Cercas has written his experimental version of The Three Musketeers, but not in the way he’d imagined. In his original conception, his novel would resemble Dumas insofar as it was a story about how a coup was nurtured and provoked so that, in failing, it would strengthen an endangered democracy—as the musketeers of M. de Tréville assist the campaign of the Duke of Buckingham only, in the end, to shore up the power of the French court—but that proved too neat and misleading a symmetry to impose on a history full of its own odd symmetries. Instead his book resembles Dumas in its generous profusion of overlapping motives. D’Artagnan and his companions act for love, and for money, and for honor, and part of the reason one loves that book is that they still win every duel and protect every lady and save the King. No reader gives a damn about how messy their reasons might be, just like no Spaniard ought to give a damn about the messy reasons of Suárez, Gutiérrez Mellado, or Carrillo, because whatever their usual sins of a rotten time were, and whatever reasons they had for betraying the people and principles they had spent their lives obeying, they refused to duck as the bullets flew. This is why Cercas can’t assign a final meaning to Suárez’s decision to remain seated: the meaning of the gesture is the fact of the gesture.

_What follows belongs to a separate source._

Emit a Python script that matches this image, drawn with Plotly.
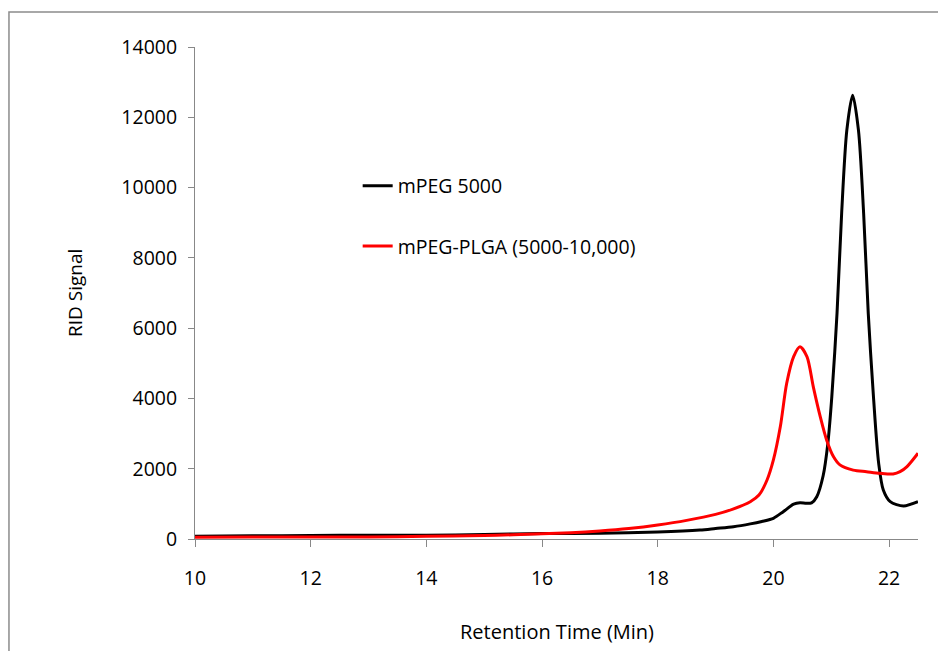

There is a final, formal symmetry behind all of this. Cercas’s own gesture with this book is his refusal to be a classic hero himself, a hero of triumph and conquest and assertion of will—that is, a novelist—and instead to present his narrator, present himself, as a literary version of Enzensberger’s hero of retreat, a hero of reduction and dismantling and fixing and negotiation—that is, a historian. A writer accountable not to principles but to reality. I’m not sure it’s a distinction that holds up tout court, but Cercas only needs it to hold up long enough to deliver his own act of contrition. Just before his father died, in 2008, Cercas asked him for the final time why he had trusted Suárez.
“Because he was like us,” he said with what little voice he had left. I was about to ask him what he meant by that when he added: “He was from a small town, he’d been in the Falange, he’d been in Acción Católica, he wasn’t going to do anything bad, you understand, don’t you?”
Cercas closes the book wondering whether its writing hasn’t been an attempt to show his father that he’d gotten the point, that, as he says at the beginning—when he admits that on February 23 he himself raced to the university looking to protest because he thought such a gesture might win him a girlfriend—none of us are heroes, and that all of us are: “I’d wanted to finish it so my father could read it and know that I’d finally understood, that I’d understood that I wasn’t so right and he wasn’t so wrong, that I’m no better than him, and that now I never will be.”